Imagine if you can predict the movements of stocks by analyzing people’s sentiments. That is precisely what we did in this project. So, we had two type of datasets for this project, one is a excel file which has the 7 numeric factors used to predict the alpha signals and other one is a JSON file which contains tweets and sentiment scores of each tweet.

 

The JSON file is a huge one as it almost contained more than a million tweets in it and processing it was really challenging. For the first few days the team concentrated working on the numeric data to classify alpha signals. Our team worked on different methods like Logistic Regression. Decision Tree, Random Forest, KNN and Naïve Bayes.
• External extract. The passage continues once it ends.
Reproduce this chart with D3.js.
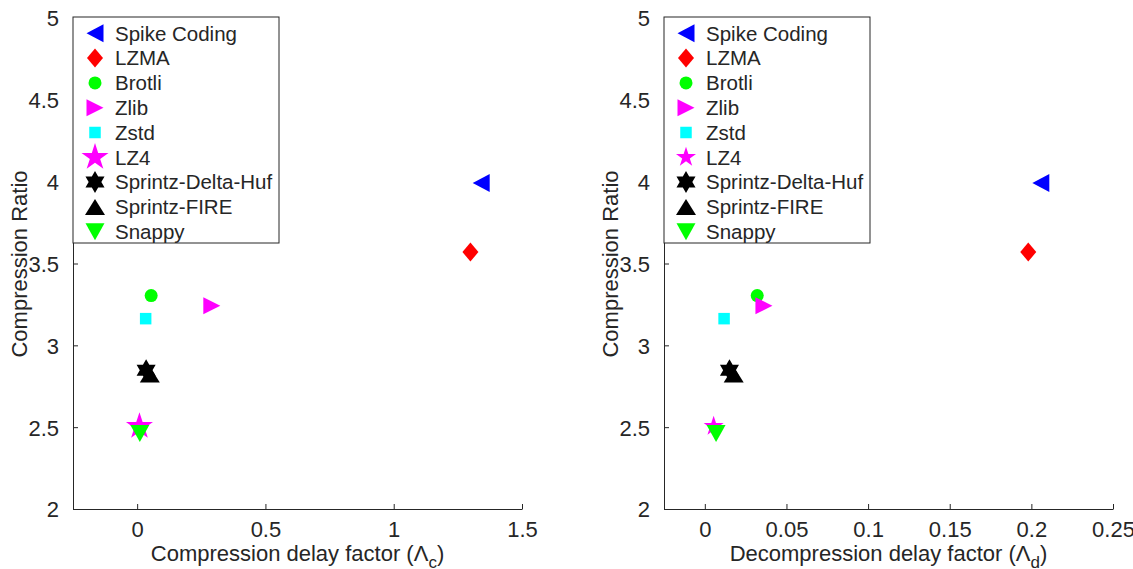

At the end we choose Random Forest model. It was over fitting at first but after performing a Grid Search Cross Validation we got 0.62 f1 score, which by the way was our evaluation metric.

 

The next step was processing the tweets and believe me my friend, it really was not a cake walk. The team was new to work with JSON data format and as already mentioned the data was huge. The data per-processing step consisted of removing URL, Hashtags, Mentions, Re-tweets, Numbers and Emojis from the tweet. Tokenization was done and a Stacked LSTM model with a dropout of 0.4 was used to predict the sentiments.

 

The predicted sentiments were merged, based on ticker and date, with the numeric factors as a new factor. Again, a random forest model was built to predict the alpha signals.

 

Personally, this project has taught me how to handle large amount of data. This project also broke the stereotypes I has like Naïve Bayes is the only model which will work for text and LSTM will be used only for time series. If I want to give a synonym for our project it would be ‘challenging’ but the learning we had form this project is really high.